One of the hardest lessons of these last several months has been separating the symptoms & pressures of my bipolar disorder from the grief & depression of my wife leaving. Before I acquired that skill, it was too much, was overwhelming, the disjunction of my mind & the pang of the broken heart coinciding. Since then, I've been able to see the sad seep on the edges of what would otherwise be completely normal days. I call them sad sack days, & I've found that singing my sorrow helps alleviate some of that burden. It gets me through the moments, through the mood, through the sad sack day. Here are seven songs that I like to sing on a sad sack day:
"Sometimes" by Luke Bell
Key Lines: "Sometimes I'm alright / And sometimes I get you off my mind / But other times all I do is cry, I cry"
Take with: a glass of whiskey, a seat at the drum kit
Quick review: This is a prime example of how contemporary country music doesn't have to suck. It packages Bell's modern cowboy swagger into a catchy tune that combines age-old despair & the classic structure of our lonesome country heroes of the past.
"Bite the Dust" by State Champion
Key Lines: "It's always shining on Kentucky when you're sad / But I ain't mad about the weather / I just ain't trying to feel much better about my past"
Take with: a warm shower, a good book of poems
Quick Review: The way Ryan Davis of State Champion clarifies how he's feeling is more poet than rocker, an honesty that isn't always brief, an experience that isn't always clear, as in exactly like life is.
"Weakness" by Margo Price
Key Lines: "I can't hide what I am, guess it's plain to see / Sometimes my weakness is stronger than me"
Take with: a cool glass of water, a handful of aspirin
Quick Review: Whatever your brand of weakness, Margo Price acknowledges the dual-nature of the self, one's good & bad. They say admitting is the first step; sometimes it is best to start with a song.
"Dylan Thomas" by Better Oblivion Community Center
Key Lines: "If it's advertised, we'll try it / And buy some peace and quiet / And shut up at the silent retreat / They say you've gotta fake it / At least until you make it / That ghost is just a kid in a sheet"
Take with: a PB&J & a glass of almond milk
Quick Review: The unapologetic forward-trajectory of this song forces one to sing along, to get tangled in the knotty mess of these lines.
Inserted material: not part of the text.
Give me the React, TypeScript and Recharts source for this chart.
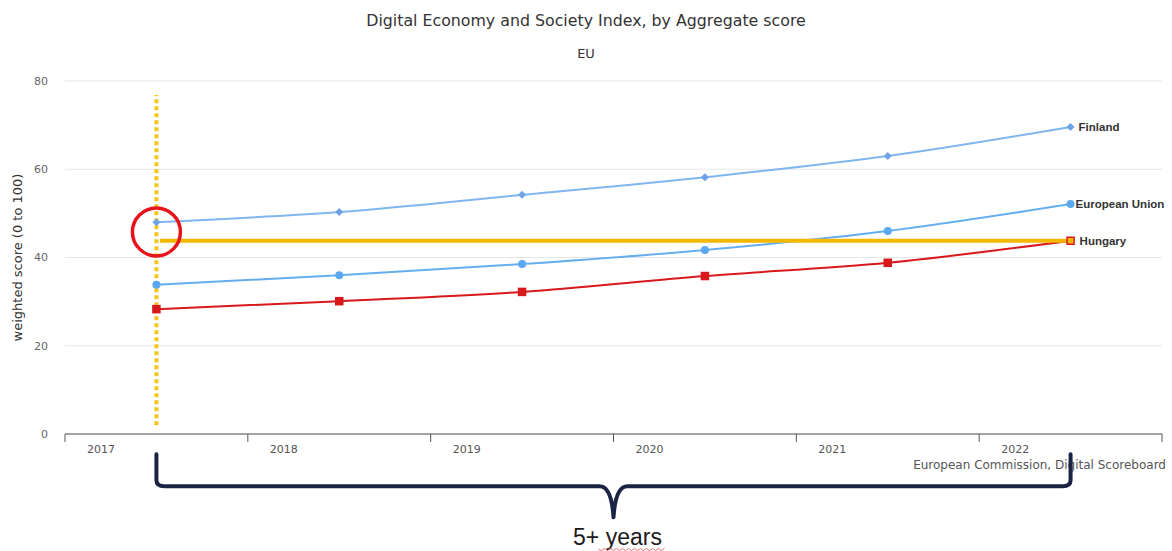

I find comfort in the being swept along, almost child-like joy of being in the blur.
"Oh Messy Life" by Cap'n Jazz
Key Lines: "Fire is motion. / Work is repetition. / This is my document. / We are all all we've done."
Take with: a lawnmower & a needs-to-be-mowed yard
Quick Review: Recovery is hectic, as they say, "messy," winding one's way through the catastrophe. Sometimes it just feels nice to shout in unison with another body, proof you can move along.
"I Said I Wouldn't Write This Song" by Black Belt Eagle Scout
Key Lines: "I said I wouldn't write this song / I said I wouldn't write this song"
Take with: a dog in the yard & a sparkling water
Quick Review: A song like this exists for that single line, loosely surrounded by few other quips, & in that single expression, there exists much possibility for application, depth. It might be deceiving how joyously I dance to this song in my yard with the dog.
"All the Best" by John Prine
Key Lines: "I wish you love / And happiness / I guess I wish / You all the best"
Take with: a cherished photograph & some CBD
Quick Review: I've been doing metta loving kindness in my mindfulness practice. This is that in song form, trying to move beyond the heartbreak to get to a gracious, open place, to be able to say to the one that hurt you, "I wish you all the best."